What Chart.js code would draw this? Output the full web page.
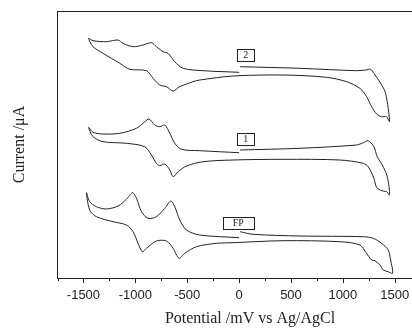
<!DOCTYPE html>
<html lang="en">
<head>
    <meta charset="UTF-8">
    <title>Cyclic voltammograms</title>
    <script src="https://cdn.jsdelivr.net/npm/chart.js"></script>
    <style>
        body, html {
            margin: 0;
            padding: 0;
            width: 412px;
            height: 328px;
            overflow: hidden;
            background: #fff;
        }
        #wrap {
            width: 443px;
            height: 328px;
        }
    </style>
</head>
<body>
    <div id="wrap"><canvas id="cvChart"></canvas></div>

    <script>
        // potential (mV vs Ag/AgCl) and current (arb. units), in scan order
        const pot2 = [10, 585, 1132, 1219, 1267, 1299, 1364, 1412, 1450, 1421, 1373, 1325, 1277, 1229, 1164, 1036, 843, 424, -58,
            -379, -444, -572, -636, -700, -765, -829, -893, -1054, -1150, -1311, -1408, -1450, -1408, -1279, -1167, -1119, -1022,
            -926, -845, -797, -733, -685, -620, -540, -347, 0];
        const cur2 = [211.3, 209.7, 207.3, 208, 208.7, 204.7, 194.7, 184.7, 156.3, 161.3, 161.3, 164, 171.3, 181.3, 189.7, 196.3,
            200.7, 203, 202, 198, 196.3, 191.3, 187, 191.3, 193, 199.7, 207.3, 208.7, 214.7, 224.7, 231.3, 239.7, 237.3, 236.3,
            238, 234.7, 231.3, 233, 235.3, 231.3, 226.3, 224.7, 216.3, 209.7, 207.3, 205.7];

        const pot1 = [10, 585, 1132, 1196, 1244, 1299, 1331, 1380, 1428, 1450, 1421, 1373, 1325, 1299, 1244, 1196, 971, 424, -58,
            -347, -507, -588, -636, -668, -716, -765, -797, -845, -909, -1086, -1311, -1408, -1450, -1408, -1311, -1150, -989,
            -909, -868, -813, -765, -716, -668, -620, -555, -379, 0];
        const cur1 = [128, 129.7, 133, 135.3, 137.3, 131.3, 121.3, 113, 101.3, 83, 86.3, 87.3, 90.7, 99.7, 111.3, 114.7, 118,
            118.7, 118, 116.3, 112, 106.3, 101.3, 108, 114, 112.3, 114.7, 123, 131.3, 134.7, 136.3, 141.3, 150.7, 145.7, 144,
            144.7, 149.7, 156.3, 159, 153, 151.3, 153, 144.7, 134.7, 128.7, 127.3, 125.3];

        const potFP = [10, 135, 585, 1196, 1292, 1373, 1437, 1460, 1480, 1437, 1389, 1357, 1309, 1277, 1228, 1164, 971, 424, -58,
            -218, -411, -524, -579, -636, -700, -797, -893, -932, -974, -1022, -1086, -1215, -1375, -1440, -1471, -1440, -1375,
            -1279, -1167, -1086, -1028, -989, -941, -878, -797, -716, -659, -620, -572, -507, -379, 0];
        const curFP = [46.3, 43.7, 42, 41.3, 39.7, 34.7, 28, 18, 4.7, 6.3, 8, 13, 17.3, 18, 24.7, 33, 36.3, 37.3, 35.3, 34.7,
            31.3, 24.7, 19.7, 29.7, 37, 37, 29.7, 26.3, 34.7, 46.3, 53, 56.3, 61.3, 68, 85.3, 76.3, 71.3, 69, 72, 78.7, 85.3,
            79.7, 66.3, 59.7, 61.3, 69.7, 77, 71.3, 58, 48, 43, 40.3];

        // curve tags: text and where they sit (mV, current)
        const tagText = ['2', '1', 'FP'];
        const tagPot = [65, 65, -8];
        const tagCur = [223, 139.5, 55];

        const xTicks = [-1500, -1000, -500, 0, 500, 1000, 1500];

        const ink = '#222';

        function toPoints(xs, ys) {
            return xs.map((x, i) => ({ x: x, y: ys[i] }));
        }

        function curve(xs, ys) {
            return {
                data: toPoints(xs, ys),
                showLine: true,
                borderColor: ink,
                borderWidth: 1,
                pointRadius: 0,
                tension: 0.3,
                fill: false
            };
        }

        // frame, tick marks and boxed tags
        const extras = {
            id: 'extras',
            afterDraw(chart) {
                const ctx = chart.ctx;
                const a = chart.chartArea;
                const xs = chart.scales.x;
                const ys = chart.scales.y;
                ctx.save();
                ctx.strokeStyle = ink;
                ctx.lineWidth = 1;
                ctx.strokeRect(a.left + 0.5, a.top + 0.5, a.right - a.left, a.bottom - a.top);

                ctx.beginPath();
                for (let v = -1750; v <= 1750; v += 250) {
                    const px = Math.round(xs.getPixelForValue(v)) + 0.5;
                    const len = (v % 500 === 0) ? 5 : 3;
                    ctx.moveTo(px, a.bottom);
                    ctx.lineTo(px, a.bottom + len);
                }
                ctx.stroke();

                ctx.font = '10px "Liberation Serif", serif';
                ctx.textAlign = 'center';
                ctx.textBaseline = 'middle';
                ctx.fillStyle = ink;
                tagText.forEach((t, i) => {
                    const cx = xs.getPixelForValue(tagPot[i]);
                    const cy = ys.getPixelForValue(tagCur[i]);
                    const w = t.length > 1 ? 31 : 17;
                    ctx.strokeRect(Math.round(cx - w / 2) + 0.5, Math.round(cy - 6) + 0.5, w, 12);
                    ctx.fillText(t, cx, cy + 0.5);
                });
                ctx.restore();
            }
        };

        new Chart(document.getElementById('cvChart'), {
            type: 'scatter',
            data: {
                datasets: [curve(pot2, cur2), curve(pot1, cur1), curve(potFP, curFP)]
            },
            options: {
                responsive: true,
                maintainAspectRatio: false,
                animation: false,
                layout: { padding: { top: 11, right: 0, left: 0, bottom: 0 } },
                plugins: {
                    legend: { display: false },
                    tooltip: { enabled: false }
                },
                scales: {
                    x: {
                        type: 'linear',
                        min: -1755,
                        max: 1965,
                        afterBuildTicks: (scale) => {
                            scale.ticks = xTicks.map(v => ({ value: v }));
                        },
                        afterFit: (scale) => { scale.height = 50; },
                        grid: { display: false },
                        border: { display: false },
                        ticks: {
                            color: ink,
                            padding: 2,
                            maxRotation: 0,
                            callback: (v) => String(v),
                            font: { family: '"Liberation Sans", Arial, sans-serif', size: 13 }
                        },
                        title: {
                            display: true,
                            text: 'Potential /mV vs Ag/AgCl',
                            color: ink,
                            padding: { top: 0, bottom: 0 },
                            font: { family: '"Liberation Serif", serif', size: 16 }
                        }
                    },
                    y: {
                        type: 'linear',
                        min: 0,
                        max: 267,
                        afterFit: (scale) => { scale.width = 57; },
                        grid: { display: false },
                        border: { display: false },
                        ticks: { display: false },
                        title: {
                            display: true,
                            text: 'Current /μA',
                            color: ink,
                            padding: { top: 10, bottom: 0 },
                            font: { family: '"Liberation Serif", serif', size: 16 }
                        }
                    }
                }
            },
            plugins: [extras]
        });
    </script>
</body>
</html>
====
** The problem **
Give an exact copy of the material, leaving out every picture.

** Solved exercise **
What Chart.js code would draw this? Output the full web page.
<!DOCTYPE html>
<html lang="en">
<head>
    <meta charset="UTF-8">
    <title>Cyclic voltammograms</title>
    <script src="https://cdn.jsdelivr.net/npm/chart.js"></script>
    <style>
        body, html {
            margin: 0;
            padding: 0;
            width: 412px;
            height: 328px;
            overflow: hidden;
            background: #fff;
        }
        #wrap {
            width: 443px;
            height: 328px;
        }
    </style>
</head>
<body>
    <div id="wrap"><canvas id="cvChart"></canvas></div>

    <script>
        // potential (mV vs Ag/AgCl) and current (arb. units), in scan order
        const pot2 = [10, 585, 1132, 1219, 1267, 1299, 1364, 1412, 1450, 1421, 1373, 1325, 1277, 1229, 1164, 1036, 843, 424, -58,
            -379, -444, -572, -636, -700, -765, -829, -893, -1054, -1150, -1311, -1408, -1450, -1408, -1279, -1167, -1119, -1022,
            -926, -845, -797, -733, -685, -620, -540, -347, 0];
        const cur2 = [211.3, 209.7, 207.3, 208, 208.7, 204.7, 194.7, 184.7, 156.3, 161.3, 161.3, 164, 171.3, 181.3, 189.7, 196.3,
            200.7, 203, 202, 198, 196.3, 191.3, 187, 191.3, 193, 199.7, 207.3, 208.7, 214.7, 224.7, 231.3, 239.7, 237.3, 236.3,
            238, 234.7, 231.3, 233, 235.3, 231.3, 226.3, 224.7, 216.3, 209.7, 207.3, 205.7];

        const pot1 = [10, 585, 1132, 1196, 1244, 1299, 1331, 1380, 1428, 1450, 1421, 1373, 1325, 1299, 1244, 1196, 971, 424, -58,
            -347, -507, -588, -636, -668, -716, -765, -797, -845, -909, -1086, -1311, -1408, -1450, -1408, -1311, -1150, -989,
            -909, -868, -813, -765, -716, -668, -620, -555, -379, 0];
        const cur1 = [128, 129.7, 133, 135.3, 137.3, 131.3, 121.3, 113, 101.3, 83, 86.3, 87.3, 90.7, 99.7, 111.3, 114.7, 118,
            118.7, 118, 116.3, 112, 106.3, 101.3, 108, 114, 112.3, 114.7, 123, 131.3, 134.7, 136.3, 141.3, 150.7, 145.7, 144,
            144.7, 149.7, 156.3, 159, 153, 151.3, 153, 144.7, 134.7, 128.7, 127.3, 125.3];

        const potFP = [10, 135, 585, 1196, 1292, 1373, 1437, 1460, 1480, 1437, 1389, 1357, 1309, 1277, 1228, 1164, 971, 424, -58,
            -218, -411, -524, -579, -636, -700, -797, -893, -932, -974, -1022, -1086, -1215, -1375, -1440, -1471, -1440, -1375,
            -1279, -1167, -1086, -1028, -989, -941, -878, -797, -716, -659, -620, -572, -507, -379, 0];
        const curFP = [46.3, 43.7, 42, 41.3, 39.7, 34.7, 28, 18, 4.7, 6.3, 8, 13, 17.3, 18, 24.7, 33, 36.3, 37.3, 35.3, 34.7,
            31.3, 24.7, 19.7, 29.7, 37, 37, 29.7, 26.3, 34.7, 46.3, 53, 56.3, 61.3, 68, 85.3, 76.3, 71.3, 69, 72, 78.7, 85.3,
            79.7, 66.3, 59.7, 61.3, 69.7, 77, 71.3, 58, 48, 43, 40.3];

        // curve tags: text and where they sit (mV, current)
        const tagText = ['2', '1', 'FP'];
        const tagPot = [65, 65, -8];
        const tagCur = [223, 139.5, 55];

        const xTicks = [-1500, -1000, -500, 0, 500, 1000, 1500];

        const ink = '#222';

        function toPoints(xs, ys) {
            return xs.map((x, i) => ({ x: x, y: ys[i] }));
        }

        function curve(xs, ys) {
            return {
                data: toPoints(xs, ys),
                showLine: true,
                borderColor: ink,
                borderWidth: 1,
                pointRadius: 0,
                tension: 0.3,
                fill: false
            };
        }

        // frame, tick marks and boxed tags
        const extras = {
            id: 'extras',
            afterDraw(chart) {
                const ctx = chart.ctx;
                const a = chart.chartArea;
                const xs = chart.scales.x;
                const ys = chart.scales.y;
                ctx.save();
                ctx.strokeStyle = ink;
                ctx.lineWidth = 1;
                ctx.strokeRect(a.left + 0.5, a.top + 0.5, a.right - a.left, a.bottom - a.top);

                ctx.beginPath();
                for (let v = -1750; v <= 1750; v += 250) {
                    const px = Math.round(xs.getPixelForValue(v)) + 0.5;
                    const len = (v % 500 === 0) ? 5 : 3;
                    ctx.moveTo(px, a.bottom);
                    ctx.lineTo(px, a.bottom + len);
                }
                ctx.stroke();

                ctx.font = '10px "Liberation Serif", serif';
                ctx.textAlign = 'center';
                ctx.textBaseline = 'middle';
                ctx.fillStyle = ink;
                tagText.forEach((t, i) => {
                    const cx = xs.getPixelForValue(tagPot[i]);
                    const cy = ys.getPixelForValue(tagCur[i]);
                    const w = t.length > 1 ? 31 : 17;
                    ctx.strokeRect(Math.round(cx - w / 2) + 0.5, Math.round(cy - 6) + 0.5, w, 12);
                    ctx.fillText(t, cx, cy + 0.5);
                });
                ctx.restore();
            }
        };

        new Chart(document.getElementById('cvChart'), {
            type: 'scatter',
            data: {
                datasets: [curve(pot2, cur2), curve(pot1, cur1), curve(potFP, curFP)]
            },
            options: {
                responsive: true,
                maintainAspectRatio: false,
                animation: false,
                layout: { padding: { top: 11, right: 0, left: 0, bottom: 0 } },
                plugins: {
                    legend: { display: false },
                    tooltip: { enabled: false }
                },
                scales: {
                    x: {
                        type: 'linear',
                        min: -1755,
                        max: 1965,
                        afterBuildTicks: (scale) => {
                            scale.ticks = xTicks.map(v => ({ value: v }));
                        },
                        afterFit: (scale) => { scale.height = 50; },
                        grid: { display: false },
                        border: { display: false },
                        ticks: {
                            color: ink,
                            padding: 2,
                            maxRotation: 0,
                            callback: (v) => String(v),
                            font: { family: '"Liberation Sans", Arial, sans-serif', size: 13 }
                        },
                        title: {
                            display: true,
                            text: 'Potential /mV vs Ag/AgCl',
                            color: ink,
                            padding: { top: 0, bottom: 0 },
                            font: { family: '"Liberation Serif", serif', size: 16 }
                        }
                    },
                    y: {
                        type: 'linear',
                        min: 0,
                        max: 267,
                        afterFit: (scale) => { scale.width = 57; },
                        grid: { display: false },
                        border: { display: false },
                        ticks: { display: false },
                        title: {
                            display: true,
                            text: 'Current /μA',
                            color: ink,
                            padding: { top: 10, bottom: 0 },
                            font: { family: '"Liberation Serif", serif', size: 16 }
                        }
                    }
                }
            },
            plugins: [extras]
        });
    </script>
</body>
</html>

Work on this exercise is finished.